EB-4 STORY OF SAM NEWBOLD’S CLIENT
Following the changes announced by the Department of State on retrogression of the EB-4 visa category for applicants from Honduras, Guatemala, and El Salvador seeking Special Immigrant Juvenile Status, immigration attorneys all over the country were suddenly faced with an array of unforeseen challenges. Emergency filings and deadlines were added to already overburdened calendars.
Samuel Newbold, a Senior Associate at Barst Mukamal & Kleiner LLP and Board Member of Safe Passage Project, successfully overcame this challenge. He shared his story with us.
Mr. Newbold’s client, C.J.*, a 19-year-old from Honduras, has been through a lengthy and complicated immigration process over the past two years. C.J.’s story is heartbreaking. He lost his father at the early age of 6. He endured abuse and violence at the hands of gangs in his home country, and at the age of 16 decided to seek a better life in the United States.
In 2014, Mr. Newbold helped C.J. apply for asylum. It was a difficult process for the youth, as he had to learn how to trust a team of attorneys and staff from Safe Passage Project and the law firm. C.J.’s ability to remain in the United States was jeopardized when his asylum claim was denied. Despite Mr. Newbold’s assurances that there were other options for him, C.J.’s hopes were crushed.
Since C.J. arrived in the United States he has spent many hours pursing his true passion, soccer. He began playing in early childhood and had never stopped. He aims to play soccer at the professional level someday.
When C.J. received the news about his asylum claim not being approved he lost interest in following this dream and he sought refuge with a group of friends who did not have a positive influence on him.

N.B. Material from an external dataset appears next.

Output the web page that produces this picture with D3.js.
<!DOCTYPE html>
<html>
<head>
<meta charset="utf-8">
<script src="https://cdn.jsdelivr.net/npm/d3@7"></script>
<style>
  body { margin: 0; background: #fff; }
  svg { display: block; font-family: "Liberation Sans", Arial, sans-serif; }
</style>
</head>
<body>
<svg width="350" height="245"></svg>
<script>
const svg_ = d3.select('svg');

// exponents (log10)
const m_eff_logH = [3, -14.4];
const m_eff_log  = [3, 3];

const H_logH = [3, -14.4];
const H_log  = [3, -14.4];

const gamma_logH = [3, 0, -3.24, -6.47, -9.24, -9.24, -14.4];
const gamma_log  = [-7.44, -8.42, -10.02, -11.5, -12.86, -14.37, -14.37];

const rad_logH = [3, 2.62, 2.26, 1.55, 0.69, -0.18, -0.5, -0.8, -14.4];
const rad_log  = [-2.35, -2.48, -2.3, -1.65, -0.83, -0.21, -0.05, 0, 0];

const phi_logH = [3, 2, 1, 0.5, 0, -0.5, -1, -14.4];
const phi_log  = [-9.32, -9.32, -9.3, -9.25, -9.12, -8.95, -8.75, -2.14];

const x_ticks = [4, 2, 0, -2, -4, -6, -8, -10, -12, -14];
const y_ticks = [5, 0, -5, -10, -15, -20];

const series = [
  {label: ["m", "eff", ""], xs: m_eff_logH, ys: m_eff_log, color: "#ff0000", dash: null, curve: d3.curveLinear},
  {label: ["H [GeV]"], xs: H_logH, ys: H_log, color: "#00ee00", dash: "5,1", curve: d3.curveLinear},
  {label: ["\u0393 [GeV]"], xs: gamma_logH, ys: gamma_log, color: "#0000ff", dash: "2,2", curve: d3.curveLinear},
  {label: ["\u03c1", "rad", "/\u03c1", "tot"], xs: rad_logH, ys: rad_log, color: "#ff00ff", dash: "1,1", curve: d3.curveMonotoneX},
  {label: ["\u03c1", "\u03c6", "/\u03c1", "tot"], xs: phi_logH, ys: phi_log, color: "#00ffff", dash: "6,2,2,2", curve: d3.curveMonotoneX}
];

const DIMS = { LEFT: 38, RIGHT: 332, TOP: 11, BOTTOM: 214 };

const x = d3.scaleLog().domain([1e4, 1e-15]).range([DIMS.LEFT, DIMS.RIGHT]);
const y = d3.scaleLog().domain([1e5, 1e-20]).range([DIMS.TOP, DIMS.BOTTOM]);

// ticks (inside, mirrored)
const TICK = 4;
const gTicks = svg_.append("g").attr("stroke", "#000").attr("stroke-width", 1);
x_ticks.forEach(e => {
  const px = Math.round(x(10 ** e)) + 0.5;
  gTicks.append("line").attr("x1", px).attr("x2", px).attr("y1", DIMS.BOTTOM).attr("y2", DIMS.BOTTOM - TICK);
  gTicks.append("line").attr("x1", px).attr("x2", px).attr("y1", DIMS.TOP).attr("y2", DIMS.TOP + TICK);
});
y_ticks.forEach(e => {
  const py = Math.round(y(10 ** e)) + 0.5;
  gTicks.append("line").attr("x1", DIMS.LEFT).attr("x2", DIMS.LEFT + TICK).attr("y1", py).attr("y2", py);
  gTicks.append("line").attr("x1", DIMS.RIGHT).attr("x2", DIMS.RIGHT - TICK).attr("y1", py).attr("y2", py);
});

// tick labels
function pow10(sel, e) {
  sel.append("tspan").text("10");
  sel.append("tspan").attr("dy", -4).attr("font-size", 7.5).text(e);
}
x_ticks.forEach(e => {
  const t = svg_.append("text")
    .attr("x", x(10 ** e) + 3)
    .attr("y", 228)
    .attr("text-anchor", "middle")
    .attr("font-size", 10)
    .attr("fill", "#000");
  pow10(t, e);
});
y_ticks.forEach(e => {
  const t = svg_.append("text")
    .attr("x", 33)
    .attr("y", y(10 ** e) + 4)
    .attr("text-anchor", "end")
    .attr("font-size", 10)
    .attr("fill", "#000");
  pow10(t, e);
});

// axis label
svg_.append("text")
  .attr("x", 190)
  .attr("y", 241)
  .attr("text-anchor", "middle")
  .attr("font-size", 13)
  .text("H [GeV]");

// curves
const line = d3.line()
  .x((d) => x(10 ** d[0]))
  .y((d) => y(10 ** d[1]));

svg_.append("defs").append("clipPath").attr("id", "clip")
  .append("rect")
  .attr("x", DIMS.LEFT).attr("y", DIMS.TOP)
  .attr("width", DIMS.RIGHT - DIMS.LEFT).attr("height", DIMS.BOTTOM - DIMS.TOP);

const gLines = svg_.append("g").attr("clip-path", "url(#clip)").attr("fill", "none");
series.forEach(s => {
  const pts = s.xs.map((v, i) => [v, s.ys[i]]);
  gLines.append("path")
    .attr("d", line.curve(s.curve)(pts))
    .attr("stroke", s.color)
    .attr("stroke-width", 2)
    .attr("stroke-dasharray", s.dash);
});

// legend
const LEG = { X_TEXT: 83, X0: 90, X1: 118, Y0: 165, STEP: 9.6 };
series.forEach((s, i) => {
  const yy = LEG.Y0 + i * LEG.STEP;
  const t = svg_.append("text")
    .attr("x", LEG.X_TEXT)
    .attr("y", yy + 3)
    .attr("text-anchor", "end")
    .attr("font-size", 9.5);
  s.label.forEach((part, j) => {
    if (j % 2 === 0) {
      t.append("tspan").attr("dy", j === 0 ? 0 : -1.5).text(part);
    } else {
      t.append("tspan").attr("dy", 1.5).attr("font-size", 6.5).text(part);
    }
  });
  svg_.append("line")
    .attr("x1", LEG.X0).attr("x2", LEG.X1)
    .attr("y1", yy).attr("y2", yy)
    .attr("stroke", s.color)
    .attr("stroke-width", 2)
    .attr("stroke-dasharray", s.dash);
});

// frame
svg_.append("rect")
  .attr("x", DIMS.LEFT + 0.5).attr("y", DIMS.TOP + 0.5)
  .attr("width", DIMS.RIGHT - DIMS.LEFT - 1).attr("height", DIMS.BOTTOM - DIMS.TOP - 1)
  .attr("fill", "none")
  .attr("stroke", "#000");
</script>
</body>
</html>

In the meantime, Mr. Newbold, continued to seek options to help C.J. After more than a year of working together, the relationship extended beyond mere legal representation. Mr. Newbold told C.J. “anything unfortunate that happens to an undocumented child, can jeopardize his entire life.” The two had a difficult and heartfelt conversation, at the end of which C.J. acknowledged he had given up hope. Listening to Mr. Newbold made C.J. realize he was not alone – the first defeat does not have to be final. C.J. developed a new appreciation for the enormous amount of work these professionals were putting into his case and his future.

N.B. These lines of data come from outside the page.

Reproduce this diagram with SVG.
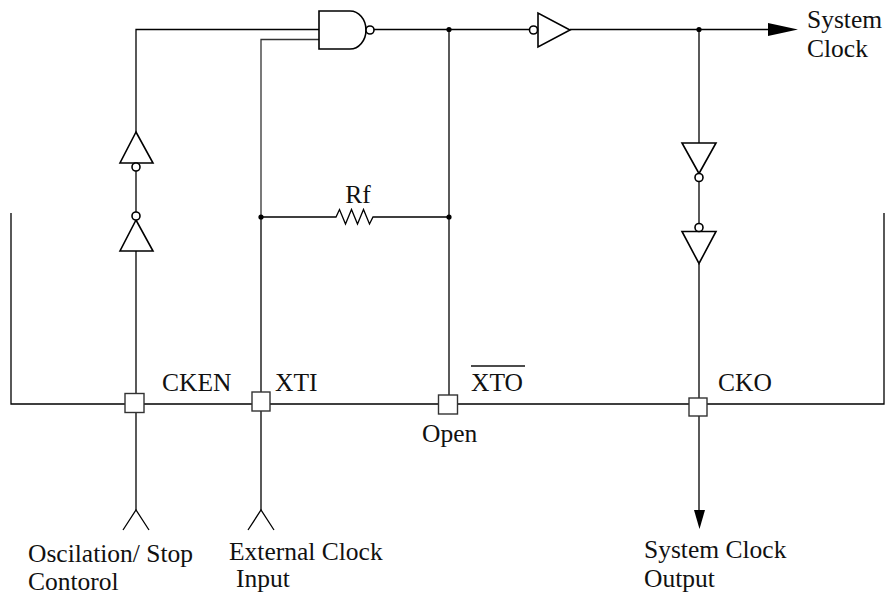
<svg xmlns="http://www.w3.org/2000/svg" width="885" height="597" viewBox="0 0 885 597">
<style>
.w{fill:none;stroke:#000;stroke-width:1.3}
.g{fill:none;stroke:#333;stroke-width:1.3}
.gate{fill:#fff;stroke:#000;stroke-width:1.6}
.pad{fill:#fff;stroke:#333;stroke-width:1.4}
.dot{fill:#000}
.t{font-family:"Liberation Serif","Times New Roman",serif;font-size:25.5px;fill:#111}
</style>
<rect width="885" height="597" fill="#fff"/>
<g id="connectors">
<polyline class="w" points="11,213 11,404 884,404 884,213"/>
<polyline class="w" points="136,132 136,29.5 319,29.5"/>
<line class="w" x1="136" y1="171" x2="136" y2="212"/>
<line class="w" x1="136" y1="251" x2="136" y2="510"/>
<polyline class="g" points="319,39.5 261,39.5 261,217"/>
<line class="w" x1="261" y1="217" x2="261" y2="510"/>
<line class="w" x1="374" y1="29.5" x2="529.5" y2="29.5"/>
<line class="w" x1="449" y1="29.5" x2="449" y2="405"/>
<polyline class="w" points="261,217 336,217 339.5,209.5 345.5,224 351.5,209.5 357.5,224 363.5,209.5 369.5,224 373,217 449,217"/>
<line class="w" x1="570" y1="29.5" x2="770" y2="29.5"/>
<polygon points="768,23 798,29.5 768,36" fill="#000"/>
<line class="w" x1="699" y1="29.5" x2="699" y2="143"/>
<line class="w" x1="699" y1="181.5" x2="699" y2="223.5"/>
<line class="w" x1="699" y1="263.5" x2="699" y2="512"/>
<polygon points="694,510 705,510 699.5,529" fill="#000"/>
<polyline class="w" points="123,530 136,510 149,530"/>
<polyline class="w" points="248,530 261,510 274,530"/>
<circle class="dot" cx="449" cy="29.5" r="2.6"/>
<circle class="dot" cx="699" cy="29.5" r="2.6"/>
<circle class="dot" cx="261" cy="217" r="2.6"/>
<circle class="dot" cx="449" cy="217" r="2.6"/>
</g>
<g id="nand">
<path class="gate" d="M319,11 H350 A16,19 0 0 1 350,49 H319 Z"/>
<circle class="gate" cx="370" cy="30" r="4"/>
</g>
<g id="inv-top">
<polygon class="gate" points="538,13 538,47 570,30"/>
<circle class="gate" cx="533.5" cy="30" r="4"/>
</g>
<g id="inv-left-upper">
<polygon class="gate" points="136,132 120,163 153,163"/>
<circle class="gate" cx="136" cy="167" r="4"/>
</g>
<g id="inv-left-lower">
<polygon class="gate" points="136,220 120,251 153,251"/>
<circle class="gate" cx="136" cy="216" r="4"/>
</g>
<g id="inv-right-upper">
<polygon class="gate" points="682,143 716,143 699,173.5"/>
<circle class="gate" cx="699" cy="177.5" r="4"/>
</g>
<g id="inv-right-lower">
<polygon class="gate" points="682,231.5 716,231.5 699,263.5"/>
<circle class="gate" cx="699" cy="227.5" r="4"/>
</g>
<g id="resistor">
<text class="t" x="358" y="203" text-anchor="middle">Rf</text>
</g>
<g id="pad-cken">
<rect class="pad" x="125" y="393.5" width="19" height="19"/>
<text class="t" x="162" y="391">CKEN</text>
</g>
<g id="pad-xti">
<rect class="pad" x="252" y="392" width="18" height="19"/>
<text class="t" x="275" y="391">XTI</text>
</g>
<g id="pad-xto">
<rect class="pad" x="438.5" y="395" width="19" height="19"/>
<text class="t" x="471" y="391">XTO</text>
<line x1="471" y1="366" x2="525" y2="366" stroke="#111" stroke-width="1.3"/>
<text class="t" x="422" y="442">Open</text>
</g>
<g id="pad-cko">
<rect class="pad" x="689" y="398" width="18" height="18"/>
<text class="t" x="718" y="391">CKO</text>
</g>
<g id="label-sysclk">
<text class="t" x="807" y="28">System</text>
<text class="t" x="807" y="57">Clock</text>
</g>
<g id="label-osc">
<text class="t" x="28" y="562">Oscilation/ Stop</text>
<text class="t" x="28" y="590">Contorol</text>
</g>
<g id="label-ext">
<text class="t" x="229" y="560">External Clock</text>
<text class="t" x="236" y="587">Input</text>
</g>
<g id="label-out">
<text class="t" x="644" y="558">System Clock</text>
<text class="t" x="644" y="587">Output</text>
</g>
</svg>
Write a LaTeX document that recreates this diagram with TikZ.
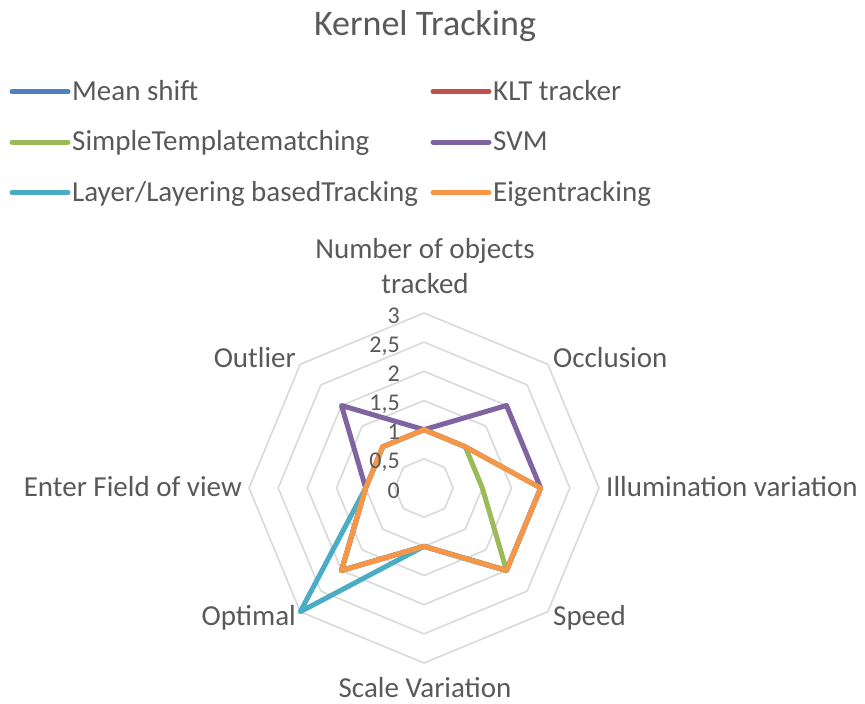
\documentclass[tikz,border=0pt]{standalone}
\usepackage{fontspec}
\setmainfont{Carlito}
\definecolor{txt}{HTML}{595959}
\definecolor{gridc}{HTML}{D9D9D9}
\definecolor{sblue}{HTML}{4F81BD}
\definecolor{sred}{HTML}{C0504D}
\definecolor{sgreen}{HTML}{9BBB59}
\definecolor{spurple}{HTML}{8064A2}
\definecolor{saqua}{HTML}{4BACC6}
\definecolor{sorange}{HTML}{F79646}
\tikzset{
  lbl/.style={text=txt, inner sep=0pt, font=\fontsize{29}{34}\selectfont},
  ttl/.style={text=txt, inner sep=0pt, font=\fontsize{36}{42}\selectfont},
  tick/.style={text=txt, inner sep=0pt, font=\fontsize{24}{28}\selectfont, anchor=base east},
  gridline/.style={draw=gridc, line width=1.6pt, line join=miter},
  series/.style={line width=5pt, line join=round, line cap=round},
  legline/.style={line width=5pt, line cap=round}
}
\begin{document}
\begin{tikzpicture}[x=1pt,y=-1pt]
\useasboundingbox (0,0) rectangle (865,704);
% title
\node[ttl, anchor=base] (title) at (425,35) {Kernel Tracking};
% legend
\foreach \n/\c/\t/\x/\y in {
  ms/sblue/{Mean shift}/12/100,
  klt/sred/{KLT tracker}/433/100,
  stm/sgreen/{SimpleTemplatematching}/12/150.5,
  svm/spurple/{SVM}/433/150.5,
  lay/saqua/{Layer/Layering basedTracking}/12/201,
  eig/sorange/{Eigentracking}/433/201}{
  \coordinate (\n-a) at (\x,\y-8.5);
  \coordinate (\n-b) at (\x+56,\y-8.5);
  \draw[legline, \c] (\n-a) -- (\n-b);
  \node[lbl, anchor=base west] (\n-t) at (\x+60,\y) {\t};
}
% radar
\begin{scope}[shift={(424,488)}, yscale=-1]
  \coordinate (c) at (0,0);
  \foreach \v in {0.5,1,1.5,2,2.5,3}{
    \draw[gridline] (90:\v*58.333) \foreach \a in {45,0,-45,-90,-135,-180,-225}{ -- (\a:\v*58.333)} -- cycle;
  }
  % series: green, purple, aqua, orange
  \foreach \col/\vals in {
    sgreen/{1,1,1,2,1,2,1,1},
    spurple/{1,2,2,2,1,2,1,2},
    saqua/{1,1,2,2,1,3,1,1},
    sorange/{1,1,2,2,1,2,1,1}}{
    \foreach \r [count=\k from 0] in \vals {
      \coordinate (p\k) at ({90-45*\k}:\r*58.333);
    }
    \draw[series, \col] (p0) -- (p1) -- (p2) -- (p3) -- (p4) -- (p5) -- (p6) -- (p7) -- cycle;
  }
\end{scope}
% tick labels
\foreach \v/\t in {0/0,0.5/{0,5},1/1,1.5/{1,5},2/2,2.5/{2,5},3/3}{
  \node[tick] at (400,{488-\v*58.333+10}) {\t};
}
% axis labels
\node[lbl, anchor=base] (ax0a) at (425,258) {Number of objects};
\node[lbl, anchor=base] (ax0b) at (425,293) {tracked};
\node[lbl, anchor=base west] (ax1) at (553,367) {Occlusion};
\node[lbl, anchor=base west] (ax2) at (606,496) {Illumination variation};
\node[lbl, anchor=base west] (ax3) at (553,625) {Speed};
\node[lbl, anchor=base] (ax4) at (425,697) {Scale Variation};
\node[lbl, anchor=base east] (ax5) at (296,625) {Optimal};
\node[lbl, anchor=base east] (ax6) at (242,496) {Enter Field of view};
\node[lbl, anchor=base east] (ax7) at (296,367) {Outlier};
\end{tikzpicture}
\end{document}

After a reassessment of C.J.’s case, Mr. Newbold decided to seek Special Immigrant Juvenile Status. This set the beginning of a new series of challenges, bringing an experienced business immigration attorney into the family court. Mr. Newbold worked with C.J. and his family through a complicated process involving numerous submissions, new deadlines, multiple client meetings, and the most recent obstacle – the EB-4 visa category retrogression. A process generally completed within two months was finalized by Mr. Newbold in a short two weeks.

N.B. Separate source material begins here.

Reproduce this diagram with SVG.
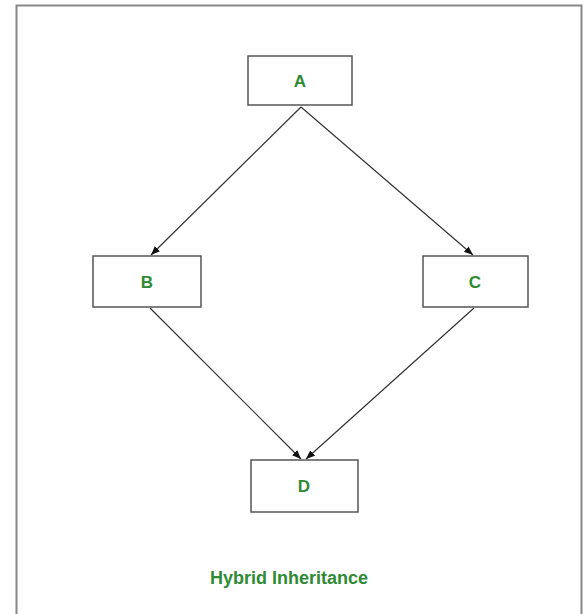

Coincidentally, Mr. Newbold had to file C.J.’s petition during a time when his law firm duties were consuming all of his working hours. He recalls it being an extremely challenging time, because when a pro bono case “becomes engulfing and bleeds” into an attorney’s practice, an ethical choice must be made where daily duties are measured against a person’s life. Mr. Newbold volunteered additional hours and resources, working to ensure the last step towards securing legal status for C.J. was executed properly.
Today, Mr. Newbold is proud to report C.J. was admitted to a great community college and after finishing high school this summer, he will continue his education in the fall. C.J. also rediscovered his passion for soccer and is currently planning to join a professional team. The story of C.J. and Mr. Newbold is a great example of the extraordinary impact Safe Passage pro bono attorneys have on the lives and futures of young clients.
*Name has been changed to protect the client’s privacy.